Monday, May 10, 2010

Eurozone buys some time

European finance ministers came out of their late-night, closed-door meeting Sunday with all guns blazing. The question is, how long will their ammunition last?

In essence, the European Central Bank will buy up the bad debt of Greece (which Moody’s said it is about to drop to junk status) and any other EU countries needing help and issue its own bonds to pay for them. In this way, the whole of the EU (along with help from the IMF) is stepping in to back up its floundering members, to the tune of nearly $1 trillion. That sounds impressive until you realize that Greece’s debt alone is over $400 billion. Greece is in the worst shape but it is also one of the smallest of the EU member economies. Throw in the rest of the PIIGS (or PIGIS as I recently saw it spelled)—Portugal, Ireland, Italy and Spain—and that trillion bucks disappears in a hurry. Oh, and then there’s Hungary, and Austria’s not looking so good, and ….

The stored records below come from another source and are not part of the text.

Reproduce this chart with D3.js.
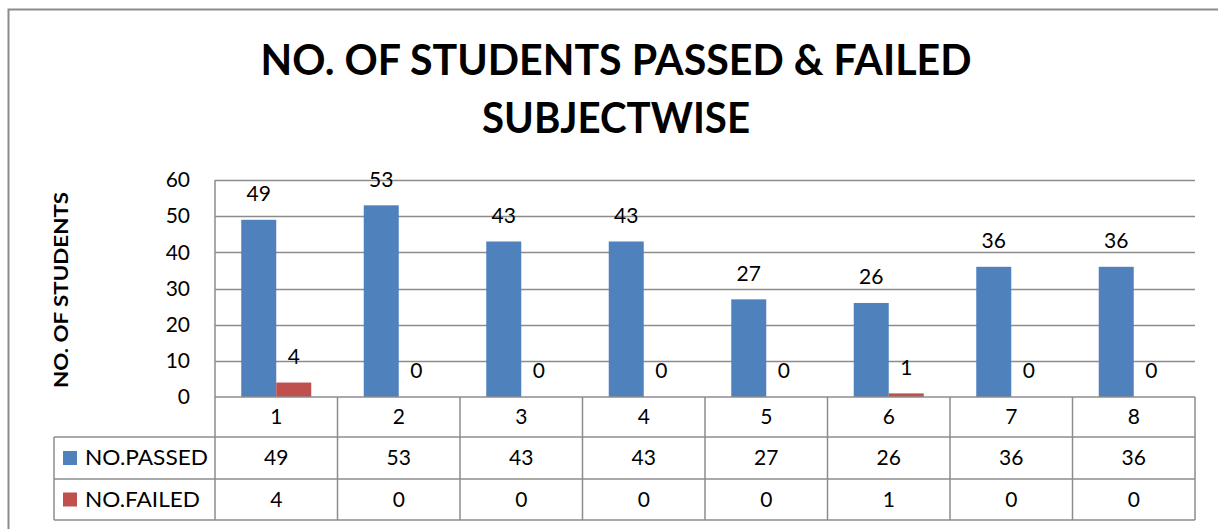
<!DOCTYPE html>
<html>
<head>
  <meta charset="utf-8">
  <style>
    body { margin: 0; background: #fff; }
    svg text { font-family: Lato, "Open Sans", "DejaVu Sans", sans-serif; fill: #000; }
  </style>
</head>
<body>
  <svg width="1218" height="529"></svg>
<script src="https://cdn.jsdelivr.net/npm/d3@7/dist/d3.min.js"></script>
<script>

var subjects = ["1", "2", "3", "4", "5", "6", "7", "8"];
var seriesNames = ["NO.PASSED", "NO.FAILED"];
var passed = [49, 53, 43, 43, 27, 26, 36, 36];
var failed = [4, 0, 0, 0, 0, 1, 0, 0];
var yTicks = [0, 10, 20, 30, 40, 50, 60];
var colors = ["#4F81BD", "#C0504D"];

var svg = d3.select("svg");

var plotLeft = 215, plotRight = 1195, plotTop = 180, plotBottom = 397;
var rowH = [40, 42, 41];   // header, passed, failed
var tableLeft = 54;
var fs = 21;

// outer chart border
svg.append("rect")
    .attr("x", 8.5).attr("y", 9.5)
    .attr("width", 1240).attr("height", 560)
    .attr("fill", "#fff").attr("stroke", "#8c8c8c").attr("stroke-width", 2);

// title
var title = svg.append("g").attr("font-weight", "bold").attr("font-size", 42);
title.append("text").attr("x", 616).attr("y", 75).attr("text-anchor", "middle")
    .attr("textLength", 711).attr("lengthAdjust", "spacingAndGlyphs")
    .text("NO. OF STUDENTS PASSED & FAILED");
title.append("text").attr("x", 616).attr("y", 133).attr("text-anchor", "middle")
    .attr("textLength", 268).attr("lengthAdjust", "spacingAndGlyphs")
    .text("SUBJECTWISE");

var x = d3.scaleBand().domain(subjects).range([plotLeft, plotRight]);
// two bars per subject, gap width 150%
var xs = d3.scaleBand().domain(seriesNames).range([0, x.bandwidth()]).paddingOuter(0.75);
var y = d3.scaleLinear().domain([0, 60]).range([plotBottom, plotTop]);

// gridlines
svg.append("g").selectAll("line")
  .data(yTicks.filter(function(d) { return d > 0; }))
  .enter().append("line")
    .attr("x1", plotLeft).attr("x2", plotRight)
    .attr("y1", function(d) { return Math.round(y(d)) + 0.5; })
    .attr("y2", function(d) { return Math.round(y(d)) + 0.5; })
    .attr("stroke", "#8c8c8c").attr("stroke-width", 1.5);

// y axis labels
var yAxis = d3.axisLeft(y).tickValues(yTicks).tickSize(0).tickPadding(25);
var ya = svg.append("g").attr("transform", "translate(" + plotLeft + ",0)").call(yAxis);
ya.select(".domain").remove();
ya.selectAll("text").attr("font-size", fs).style("font-family", "Lato, sans-serif").attr("fill", "#000");

// y axis title
svg.append("text")
    .attr("transform", "translate(68,290) rotate(-90)")
    .attr("text-anchor", "middle")
    .attr("font-size", 19).attr("font-weight", "bold")
    .attr("textLength", 196).attr("lengthAdjust", "spacingAndGlyphs")
    .text("NO. OF STUDENTS");

// bars
var data = subjects.map(function(s, i) {
  return { subject: s, values: [passed[i], failed[i]] };
});

var groups = svg.append("g").selectAll("g")
  .data(data)
  .enter().append("g")
    .attr("transform", function(d) { return "translate(" + x(d.subject) + ",0)"; });

groups.selectAll("rect")
  .data(function(d) { return d.values.map(function(v, j) { return { name: seriesNames[j], value: v, j: j }; }); })
  .enter().append("rect")
    .attr("x", function(d) { return xs(d.name); })
    .attr("width", xs.bandwidth())
    .attr("y", function(d) { return y(d.value); })
    .attr("height", function(d) { return plotBottom - y(d.value); })
    .attr("fill", function(d) { return colors[d.j]; });

groups.selectAll("text")
  .data(function(d) { return d.values.map(function(v, j) { return { name: seriesNames[j], value: v }; }); })
  .enter().append("text")
    .attr("x", function(d) { return xs(d.name) + xs.bandwidth() / 2; })
    .attr("y", function(d) { return y(d.value) - 26; })
    .attr("dy", "0.35em")
    .attr("text-anchor", "middle")
    .attr("font-size", fs)
    .text(function(d) { return d.value; });

// axis line and data table
var lines = svg.append("g").attr("stroke", "#8c8c8c").attr("stroke-width", 1.5);
var y0 = plotBottom, y1 = y0 + rowH[0], y2 = y1 + rowH[1], y3 = y2 + rowH[2];

lines.append("line").attr("x1", plotLeft).attr("x2", plotLeft).attr("y1", plotTop).attr("y2", y3);
lines.append("line").attr("x1", plotLeft).attr("x2", plotRight).attr("y1", y0).attr("y2", y0);
lines.append("line").attr("x1", tableLeft).attr("x2", plotRight).attr("y1", y1).attr("y2", y1);
lines.append("line").attr("x1", tableLeft).attr("x2", plotRight).attr("y1", y2).attr("y2", y2);
lines.append("line").attr("x1", tableLeft).attr("x2", plotRight).attr("y1", y3).attr("y2", y3);
lines.append("line").attr("x1", tableLeft).attr("x2", tableLeft).attr("y1", y1).attr("y2", y3);
lines.selectAll(".sep")
  .data(subjects)
  .enter().append("line").attr("class", "sep")
    .attr("x1", function(d) { return x(d) + x.bandwidth(); })
    .attr("x2", function(d) { return x(d) + x.bandwidth(); })
    .attr("y1", y0).attr("y2", y3);

var table = svg.append("g").attr("font-size", fs).attr("text-anchor", "middle");
table.selectAll(".cat")
  .data(subjects)
  .enter().append("text").attr("class", "cat")
    .attr("x", function(d) { return x(d) + x.bandwidth() / 2; })
    .attr("y", (y0 + y1) / 2).attr("dy", "0.35em")
    .text(function(d) { return d; });

[passed, failed].forEach(function(vals, j) {
  var cy = j === 0 ? (y1 + y2) / 2 : (y2 + y3) / 2;
  table.selectAll(".v" + j)
    .data(vals)
    .enter().append("text").attr("class", "v" + j)
      .attr("x", function(d, i) { return x(subjects[i]) + x.bandwidth() / 2; })
      .attr("y", cy).attr("dy", "0.35em")
      .text(function(d) { return d; });
  svg.append("rect")
      .attr("x", 63).attr("y", cy - 7).attr("width", 14).attr("height", 14)
      .attr("fill", colors[j]);
  svg.append("text")
      .attr("x", 85).attr("y", cy).attr("dy", "0.35em")
      .attr("font-size", fs)
      .attr("textLength", j === 0 ? 123 : 115).attr("lengthAdjust", "spacingAndGlyphs")
      .text(seriesNames[j]);
});

</script>
</body>
</html>
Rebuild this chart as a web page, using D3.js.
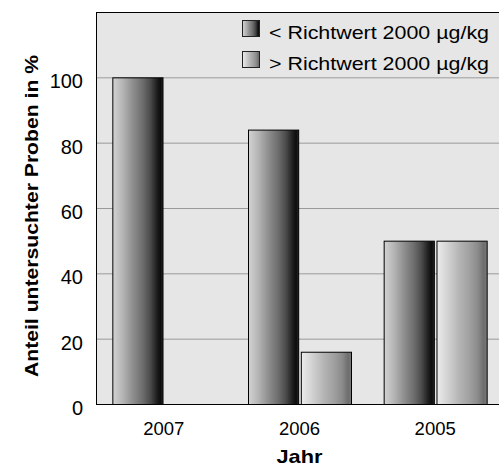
<!DOCTYPE html>
<html>
<head>
<meta charset="utf-8">
<script src="https://cdn.jsdelivr.net/npm/d3@7"></script>
<style>
  html, body { margin: 0; padding: 0; background: #fff; }
  svg { display: block; font-family: "Liberation Sans", Arial, Helvetica, sans-serif; }
</style>
</head>
<body>
<svg id="chart" width="499" height="469"></svg>
<script>
// Share of samples below / above the 2000 µg/kg guideline, by year
const years = ["2007", "2006", "2005"];
const seriesNames = ["< Richtwert 2000 µg/kg", "> Richtwert 2000 µg/kg"];
const belowValues = [100, 84, 50];
const aboveValues = [0, 16, 50];
const yTicks = [0, 20, 40, 60, 80, 100];
const yLabel = "Anteil untersuchter Proben in %";
const xLabel = "Jahr";

const svg = d3.select("#chart");
const x0 = 96, x1 = 503;
const yTop = 12, yBot = 404;

const x = d3.scaleBand().domain(years).range([x0, x1]);
const xs = d3.scaleBand().domain([0, 1]).range([0, 103]).paddingInner(0.05);
const y = d3.scaleLinear().domain([0, 120]).range([yBot, yTop]);

// gradients for the cylinder-like bars
const defs = svg.append("defs");
function grad(id, stops) {
  const g = defs.append("linearGradient").attr("id", id)
    .attr("x1", "0%").attr("x2", "100%").attr("y1", "0%").attr("y2", "0%");
  stops.forEach(([o, c]) => g.append("stop").attr("offset", o).attr("stop-color", c));
}
grad("gDark", [["0%", "#d2d2d2"], ["20%", "#b4b4b4"], ["40%", "#8e8e8e"], ["60%", "#6c6c6c"], ["75%", "#4a4a4a"], ["88%", "#1e1e1e"], ["95%", "#0c0c0c"], ["100%", "#2a2a2a"]]);
grad("gLight", [["0%", "#ececec"], ["20%", "#d4d4d4"], ["45%", "#b4b4b4"], ["65%", "#a0a0a0"], ["82%", "#8a8a8a"], ["93%", "#6e6e6e"], ["100%", "#7a7a7a"]]);
const fills = ["url(#gDark)", "url(#gLight)"];

// plot background
svg.append("rect").attr("x", x0).attr("y", yTop).attr("width", x1 - x0).attr("height", yBot - yTop)
  .attr("fill", "#e6e6e6");

// grid lines
svg.append("g").selectAll("line").data(yTicks.filter(d => d > 0)).join("line")
  .attr("x1", x0).attr("x2", x1).attr("y1", d => y(d) + 0.5).attr("y2", d => y(d) + 0.5)
  .attr("stroke", "#9a9a9a").attr("stroke-width", 1);

// bars
const rows = years.map((yr, i) => ({ year: yr, vals: [belowValues[i], aboveValues[i]] }));
const groups = svg.append("g").selectAll("g").data(rows).join("g")
  .attr("transform", d => `translate(${x(d.year) + (x.bandwidth() - 103) / 2 + 0.5},0)`);
groups.selectAll("rect").data(d => d.vals.map((v, k) => ({ v, k }))).join("rect")
  .attr("x", d => xs(d.k))
  .attr("y", d => y(d.v) + 0.5)
  .attr("width", xs.bandwidth())
  .attr("height", d => Math.max(0, yBot - y(d.v)))
  .attr("fill", d => fills[d.k])
  .attr("stroke", "#000").attr("stroke-width", d => d.v > 0 ? 1 : 0);

// frame: top and left border, bottom axis line
svg.append("line").attr("x1", x0).attr("x2", x1).attr("y1", yTop + 0.5).attr("y2", yTop + 0.5).attr("stroke", "#000");
svg.append("line").attr("x1", x0 + 0.5).attr("x2", x0 + 0.5).attr("y1", yTop).attr("y2", yBot + 1).attr("stroke", "#000");
svg.append("line").attr("x1", x0).attr("x2", x1).attr("y1", yBot + 0.5).attr("y2", yBot + 0.5).attr("stroke", "#000");

// y axis labels
const yAxis = d3.axisLeft(y).tickValues(yTicks).tickSize(0).tickPadding(13);
const gy = svg.append("g").attr("transform", `translate(${x0},0)`).call(yAxis);
gy.select(".domain").remove();
gy.selectAll("text").attr("font-size", 20).attr("fill", "#000").attr("dy", "0.52em")
  .attr("font-family", "Liberation Sans, Arial, sans-serif");

// x axis labels
const xAxis = d3.axisBottom(x).tickSize(0).tickPadding(18);
const gx = svg.append("g").attr("transform", `translate(0,${yBot})`).call(xAxis);
gx.select(".domain").remove();
gx.selectAll("text").attr("font-size", 18.5).attr("fill", "#000").attr("dy", "0.71em")
  .attr("font-family", "Liberation Sans, Arial, sans-serif");

// axis titles
svg.append("text").attr("x", (x0 + x1) / 2).attr("y", 463).attr("text-anchor", "middle")
  .attr("font-size", 19).attr("font-weight", "bold")
  .attr("textLength", 46).attr("lengthAdjust", "spacingAndGlyphs").text(xLabel);
svg.append("text").attr("transform", `translate(38,216) rotate(-90)`)
  .attr("text-anchor", "middle").attr("font-size", 18).attr("font-weight", "bold")
  .attr("textLength", 322).attr("lengthAdjust", "spacingAndGlyphs").text(yLabel);

// legend
const legend = svg.append("g").selectAll("g").data(seriesNames).join("g")
  .attr("transform", (d, i) => `translate(242.5,${20.5 + i * 31})`);
legend.append("rect").attr("width", 17).attr("height", 16)
  .attr("fill", (d, i) => fills[i]).attr("stroke", "#222").attr("stroke-width", 1);
legend.append("text").attr("x", 26.5).attr("y", 18.5).attr("font-size", 18.5).attr("fill", "#000")
  .attr("textLength", 220).attr("lengthAdjust", "spacingAndGlyphs").text(d => d);
</script>
</body>
</html>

The stock markets loved it, of course, but that could change in a hurry. This mess has now cost German Chancellor Angela Merkel her majority in the Upper House and a legal challenge to the bailout in German courts is entirely possible. The UK is trying to form a new government which is almost certain to be weak and short-lived. French President Sarkozy may also soon be facing an opposition controlled National Assembly due to public anger over the bailout.

EU leaders are pedaling as fast as they can and this weekend’s plan is straining the union’s legal structure (much of it was enacted through “emergency” provisions). There is growing concern that this weekend was a dramatic push towards a United States of Europe and there is certainly no consensus for that.

Many commentators have described the EU plan as a TARP for Europe. Its goal is largely the same. TARP took bad bank and other corporate debt and put in on the Federal Reserve’s books. The EU is now taking bad sovereign debt and putting in on the books of the ECB. In short, debt is being paid with more debt but now with taxpayers' help. In both cases the hope is that over time somehow the mess will clear itself up. It is not at all clear that is the case and, even it were true, that the credit markets will give it that time. This is high stakes poker unlike anything we’ve ever seen.

Note: Good analysis and discussion of the EU bailout can be found at many of the financial and economics blogs I have refered to in the past, including: Bill McBride's Calculated Risk (always my first stop), Paul Krugman's Conscience of a Liberal, Yves Smith's Naked Capitalism, and The Baseline Scenario of Simon Johnson and James Kwak.

Note 2: Here's a succinct evaluation of the bailout's problems from Bloomberg's Businessweek:

The leaders of the euro-area countries have thrown 750 billion euros ($963 billion) at shoring up confidence in the single currency. But it doesn’t matter how many zeros you put on the end of a bad idea. It’s still a bad idea.

In reality, you can’t stabilize a sinking ship.

The new stability package suffers from the same problem as all the other ones the European Union has come up with in the months since the Greek crisis started rattling the markets last year: It tries to fix the symptoms, not the causes.

Greece has exposed deep structural problems within the euro. There is no mechanism to stop governments breaking the rules. There is no popular support for massive fiscal transfers between countries. The rules for the euro area have turned out to be unreliable. And there is no way to start stimulating economic growth again in the heavily indebted nations.

Those are the hard questions. Even 750 billion euros won’t get close to answering any of them.